### Data supplied:
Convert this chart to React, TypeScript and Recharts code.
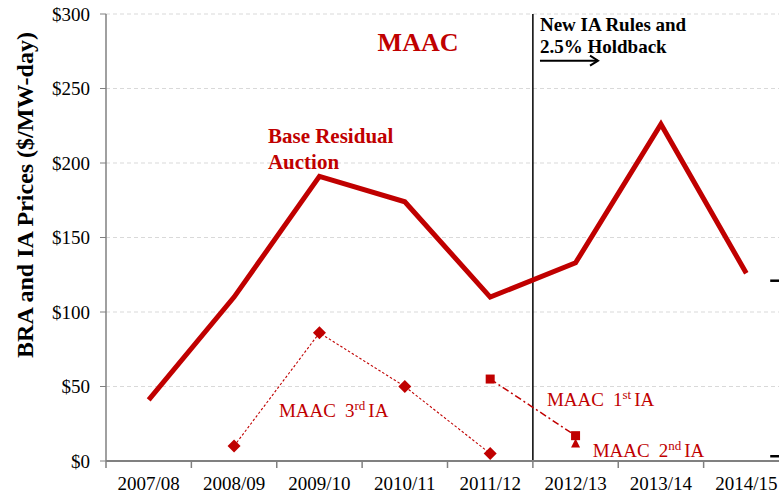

--

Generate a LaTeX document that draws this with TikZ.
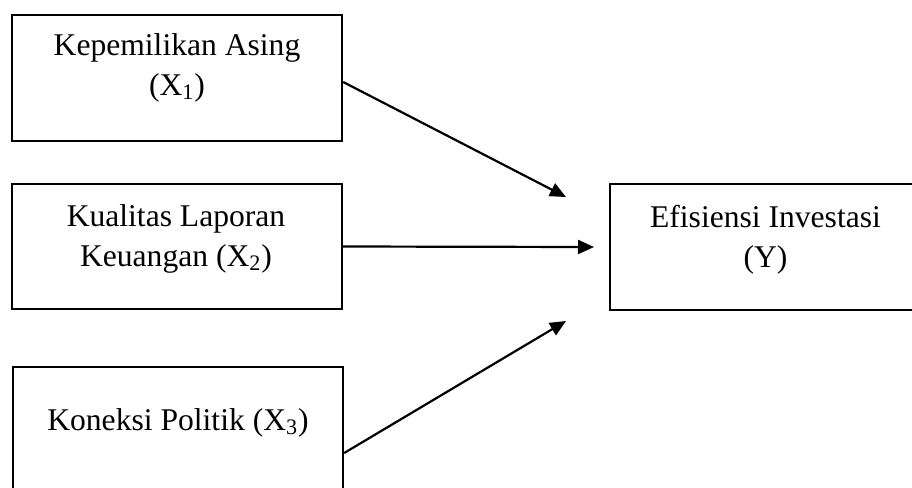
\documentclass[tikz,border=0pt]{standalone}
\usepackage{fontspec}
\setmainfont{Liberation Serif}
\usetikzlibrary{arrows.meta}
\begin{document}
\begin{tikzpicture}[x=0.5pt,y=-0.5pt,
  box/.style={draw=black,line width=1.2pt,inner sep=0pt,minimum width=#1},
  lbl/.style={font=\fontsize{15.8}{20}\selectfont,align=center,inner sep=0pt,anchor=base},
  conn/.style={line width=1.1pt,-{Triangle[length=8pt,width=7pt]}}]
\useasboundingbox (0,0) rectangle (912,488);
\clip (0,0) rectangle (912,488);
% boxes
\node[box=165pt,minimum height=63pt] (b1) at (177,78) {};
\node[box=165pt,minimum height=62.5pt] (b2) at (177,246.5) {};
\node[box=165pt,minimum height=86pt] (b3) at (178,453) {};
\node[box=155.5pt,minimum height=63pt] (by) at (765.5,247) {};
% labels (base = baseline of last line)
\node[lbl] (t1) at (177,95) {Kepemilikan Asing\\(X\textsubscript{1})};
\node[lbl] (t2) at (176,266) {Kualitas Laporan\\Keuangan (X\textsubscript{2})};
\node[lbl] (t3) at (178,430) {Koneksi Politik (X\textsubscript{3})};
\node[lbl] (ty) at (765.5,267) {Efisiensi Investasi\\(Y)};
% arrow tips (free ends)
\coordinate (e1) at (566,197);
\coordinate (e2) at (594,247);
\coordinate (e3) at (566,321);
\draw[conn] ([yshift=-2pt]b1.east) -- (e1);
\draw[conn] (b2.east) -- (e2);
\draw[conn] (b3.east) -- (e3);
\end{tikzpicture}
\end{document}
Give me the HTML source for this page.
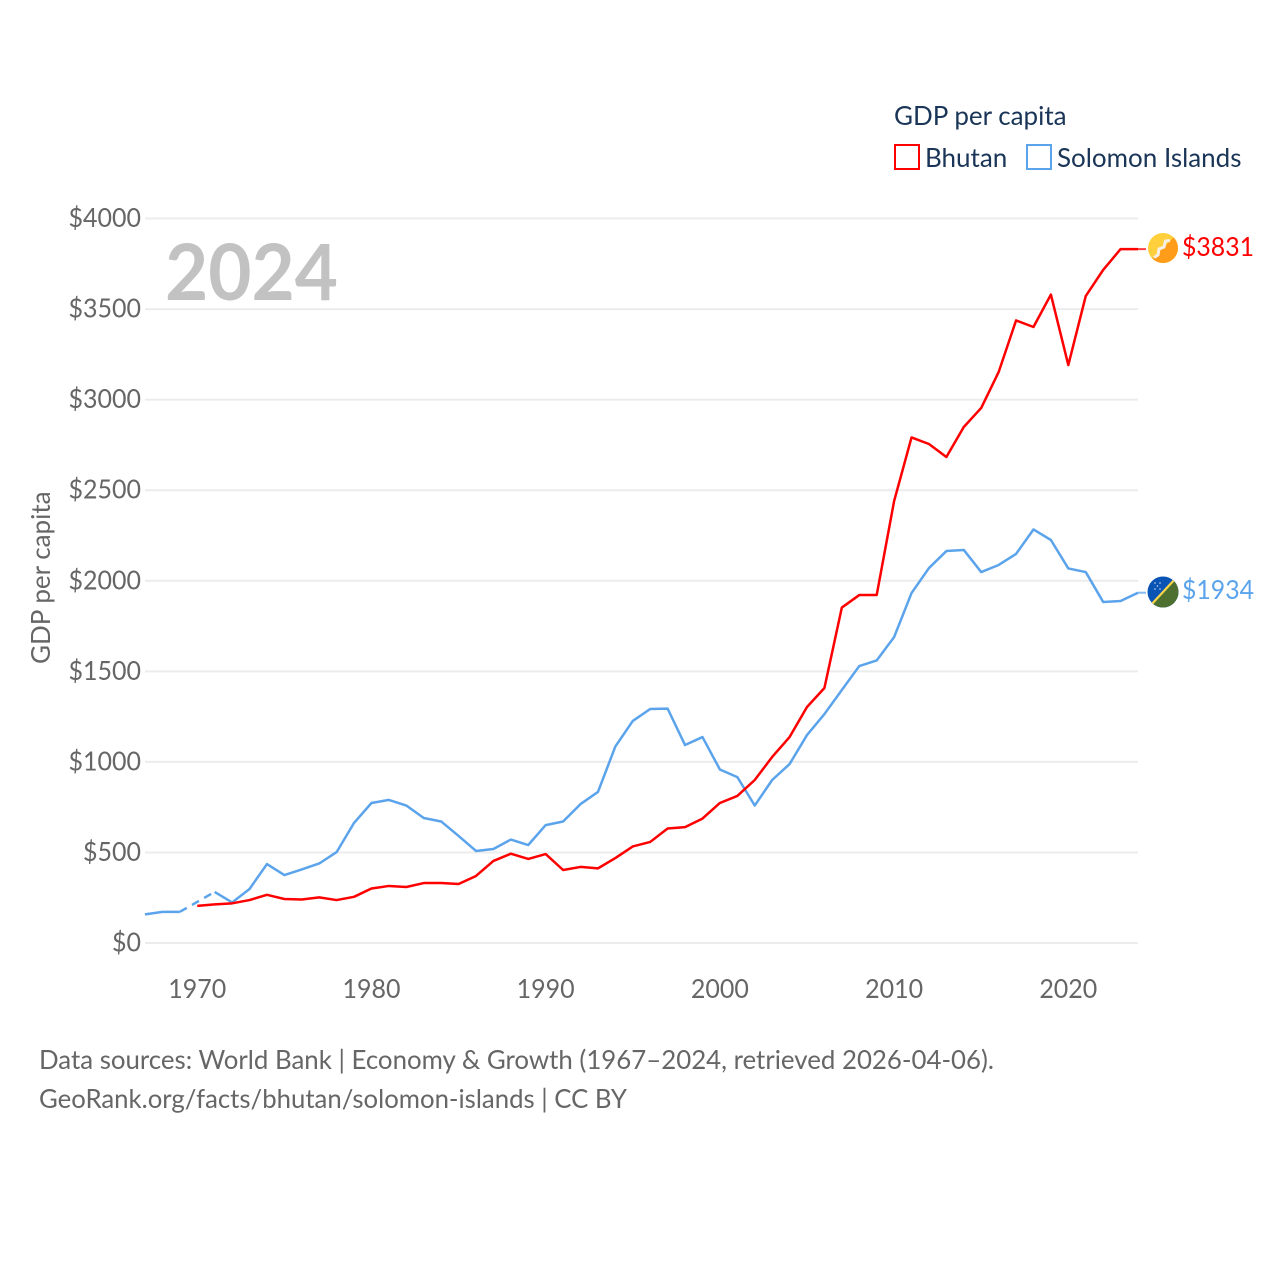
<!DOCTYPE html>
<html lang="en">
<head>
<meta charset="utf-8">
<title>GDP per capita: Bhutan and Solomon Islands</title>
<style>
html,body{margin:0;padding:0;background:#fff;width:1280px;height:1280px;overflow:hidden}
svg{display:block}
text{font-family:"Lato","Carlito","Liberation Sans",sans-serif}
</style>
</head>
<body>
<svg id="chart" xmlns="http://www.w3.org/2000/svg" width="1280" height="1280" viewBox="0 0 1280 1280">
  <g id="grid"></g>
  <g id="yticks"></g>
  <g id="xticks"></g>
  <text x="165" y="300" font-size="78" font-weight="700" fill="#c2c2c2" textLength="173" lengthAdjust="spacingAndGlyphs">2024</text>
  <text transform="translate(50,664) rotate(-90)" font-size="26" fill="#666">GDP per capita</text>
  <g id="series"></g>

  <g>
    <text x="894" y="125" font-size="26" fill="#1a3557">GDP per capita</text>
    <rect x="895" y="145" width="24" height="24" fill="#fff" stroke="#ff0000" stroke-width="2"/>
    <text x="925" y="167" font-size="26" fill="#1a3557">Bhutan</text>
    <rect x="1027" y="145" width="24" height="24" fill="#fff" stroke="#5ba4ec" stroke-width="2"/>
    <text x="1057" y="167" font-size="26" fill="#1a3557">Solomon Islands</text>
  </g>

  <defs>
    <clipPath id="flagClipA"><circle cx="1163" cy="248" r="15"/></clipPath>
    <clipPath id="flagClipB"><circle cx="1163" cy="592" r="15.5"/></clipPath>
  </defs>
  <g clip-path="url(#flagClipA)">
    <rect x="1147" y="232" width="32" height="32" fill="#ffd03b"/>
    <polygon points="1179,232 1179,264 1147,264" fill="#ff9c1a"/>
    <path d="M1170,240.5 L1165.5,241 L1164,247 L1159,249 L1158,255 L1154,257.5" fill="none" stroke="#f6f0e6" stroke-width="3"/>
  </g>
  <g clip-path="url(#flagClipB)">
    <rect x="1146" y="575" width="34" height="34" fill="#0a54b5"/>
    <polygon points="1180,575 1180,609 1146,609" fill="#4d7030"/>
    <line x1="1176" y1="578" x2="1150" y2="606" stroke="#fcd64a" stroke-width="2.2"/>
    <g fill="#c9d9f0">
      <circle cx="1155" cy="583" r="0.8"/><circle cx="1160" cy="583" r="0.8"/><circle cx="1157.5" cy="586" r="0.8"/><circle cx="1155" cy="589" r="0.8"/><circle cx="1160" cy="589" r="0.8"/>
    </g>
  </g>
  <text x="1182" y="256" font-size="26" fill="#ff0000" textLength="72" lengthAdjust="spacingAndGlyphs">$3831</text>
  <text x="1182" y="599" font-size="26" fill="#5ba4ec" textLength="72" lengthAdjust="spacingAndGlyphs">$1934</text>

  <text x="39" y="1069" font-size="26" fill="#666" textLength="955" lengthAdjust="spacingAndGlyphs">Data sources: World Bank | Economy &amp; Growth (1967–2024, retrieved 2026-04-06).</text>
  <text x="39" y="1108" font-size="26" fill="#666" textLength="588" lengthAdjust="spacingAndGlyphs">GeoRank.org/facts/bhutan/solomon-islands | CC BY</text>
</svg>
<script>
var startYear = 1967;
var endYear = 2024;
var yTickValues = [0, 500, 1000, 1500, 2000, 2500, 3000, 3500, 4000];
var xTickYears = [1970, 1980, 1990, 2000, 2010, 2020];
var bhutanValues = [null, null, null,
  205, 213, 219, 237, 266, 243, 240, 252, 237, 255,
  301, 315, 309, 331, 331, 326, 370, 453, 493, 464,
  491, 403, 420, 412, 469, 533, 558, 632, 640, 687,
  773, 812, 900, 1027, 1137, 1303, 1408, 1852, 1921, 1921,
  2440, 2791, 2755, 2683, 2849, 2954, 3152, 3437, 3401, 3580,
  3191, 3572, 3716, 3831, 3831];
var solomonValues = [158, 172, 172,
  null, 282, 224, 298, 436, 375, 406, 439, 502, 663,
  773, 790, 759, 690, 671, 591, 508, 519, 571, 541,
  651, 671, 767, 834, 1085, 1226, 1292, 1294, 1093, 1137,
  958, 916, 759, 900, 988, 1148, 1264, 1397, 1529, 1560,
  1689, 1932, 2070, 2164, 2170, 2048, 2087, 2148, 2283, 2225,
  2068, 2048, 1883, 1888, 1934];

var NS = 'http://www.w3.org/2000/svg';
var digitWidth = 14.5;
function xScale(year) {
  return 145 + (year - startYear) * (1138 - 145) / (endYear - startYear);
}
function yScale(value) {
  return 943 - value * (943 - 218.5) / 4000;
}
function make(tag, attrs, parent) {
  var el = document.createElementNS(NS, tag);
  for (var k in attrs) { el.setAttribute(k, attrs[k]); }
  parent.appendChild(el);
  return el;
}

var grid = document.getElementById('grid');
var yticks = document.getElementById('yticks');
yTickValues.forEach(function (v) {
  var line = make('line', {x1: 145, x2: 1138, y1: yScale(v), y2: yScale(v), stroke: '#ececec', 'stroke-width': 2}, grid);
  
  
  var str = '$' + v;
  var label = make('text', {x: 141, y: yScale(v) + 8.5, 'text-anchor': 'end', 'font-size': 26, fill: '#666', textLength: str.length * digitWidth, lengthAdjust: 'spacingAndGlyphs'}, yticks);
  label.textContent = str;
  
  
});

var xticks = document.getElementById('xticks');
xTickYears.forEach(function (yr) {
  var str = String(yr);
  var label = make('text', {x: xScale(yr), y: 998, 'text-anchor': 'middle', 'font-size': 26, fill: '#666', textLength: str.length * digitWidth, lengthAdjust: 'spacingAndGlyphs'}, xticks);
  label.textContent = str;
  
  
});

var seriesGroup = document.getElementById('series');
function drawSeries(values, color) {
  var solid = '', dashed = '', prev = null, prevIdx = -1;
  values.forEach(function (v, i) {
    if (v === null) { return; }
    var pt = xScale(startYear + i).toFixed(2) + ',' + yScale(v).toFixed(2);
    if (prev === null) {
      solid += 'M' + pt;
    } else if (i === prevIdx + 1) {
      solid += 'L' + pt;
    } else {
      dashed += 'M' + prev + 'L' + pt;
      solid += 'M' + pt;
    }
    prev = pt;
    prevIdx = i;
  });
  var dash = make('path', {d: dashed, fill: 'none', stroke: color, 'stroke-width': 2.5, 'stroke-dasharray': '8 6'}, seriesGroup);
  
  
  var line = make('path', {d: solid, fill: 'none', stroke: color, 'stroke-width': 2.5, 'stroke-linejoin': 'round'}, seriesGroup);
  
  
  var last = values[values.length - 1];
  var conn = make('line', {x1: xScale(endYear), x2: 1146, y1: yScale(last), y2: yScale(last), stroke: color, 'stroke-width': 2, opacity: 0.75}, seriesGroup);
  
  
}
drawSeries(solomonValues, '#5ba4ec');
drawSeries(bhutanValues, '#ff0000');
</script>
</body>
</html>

==

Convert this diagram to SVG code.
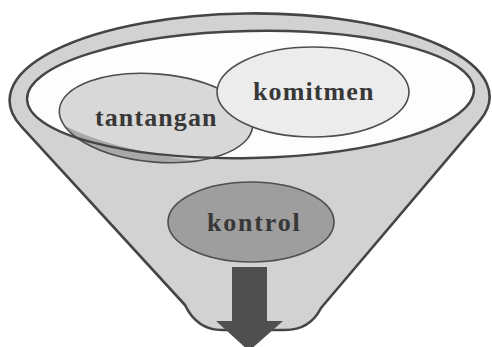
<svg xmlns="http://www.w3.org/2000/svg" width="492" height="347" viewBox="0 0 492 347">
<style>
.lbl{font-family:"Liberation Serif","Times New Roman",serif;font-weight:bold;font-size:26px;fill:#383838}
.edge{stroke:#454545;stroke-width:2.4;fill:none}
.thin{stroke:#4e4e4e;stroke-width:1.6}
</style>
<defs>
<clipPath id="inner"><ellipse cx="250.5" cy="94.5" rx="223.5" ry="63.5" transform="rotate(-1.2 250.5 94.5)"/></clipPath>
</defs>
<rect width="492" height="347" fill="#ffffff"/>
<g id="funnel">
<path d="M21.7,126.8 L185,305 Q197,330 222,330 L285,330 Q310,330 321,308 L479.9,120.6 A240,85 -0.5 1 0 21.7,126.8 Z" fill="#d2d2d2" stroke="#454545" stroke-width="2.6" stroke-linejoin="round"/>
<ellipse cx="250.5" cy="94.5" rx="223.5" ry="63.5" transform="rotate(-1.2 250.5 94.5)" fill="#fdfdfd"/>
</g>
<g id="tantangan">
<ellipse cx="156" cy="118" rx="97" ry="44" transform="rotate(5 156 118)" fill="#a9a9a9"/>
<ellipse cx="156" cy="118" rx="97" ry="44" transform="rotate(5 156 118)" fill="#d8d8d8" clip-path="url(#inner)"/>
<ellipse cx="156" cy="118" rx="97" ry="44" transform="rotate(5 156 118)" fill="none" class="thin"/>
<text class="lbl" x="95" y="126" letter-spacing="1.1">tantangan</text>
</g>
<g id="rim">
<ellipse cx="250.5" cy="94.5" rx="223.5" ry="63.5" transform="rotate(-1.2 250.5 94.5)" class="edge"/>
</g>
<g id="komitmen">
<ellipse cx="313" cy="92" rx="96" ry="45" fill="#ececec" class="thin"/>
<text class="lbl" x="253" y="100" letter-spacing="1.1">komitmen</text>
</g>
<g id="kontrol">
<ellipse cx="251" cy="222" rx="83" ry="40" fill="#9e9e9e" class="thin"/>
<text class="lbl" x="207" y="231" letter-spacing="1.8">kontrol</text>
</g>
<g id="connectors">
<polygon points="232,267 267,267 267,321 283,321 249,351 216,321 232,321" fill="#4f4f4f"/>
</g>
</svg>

### Task details:
Identify each line containing the string "Convert" and copy it out.

### Reply to the exercise:
Convert this chart to React, TypeScript and Recharts code.
Convert this diagram to SVG code.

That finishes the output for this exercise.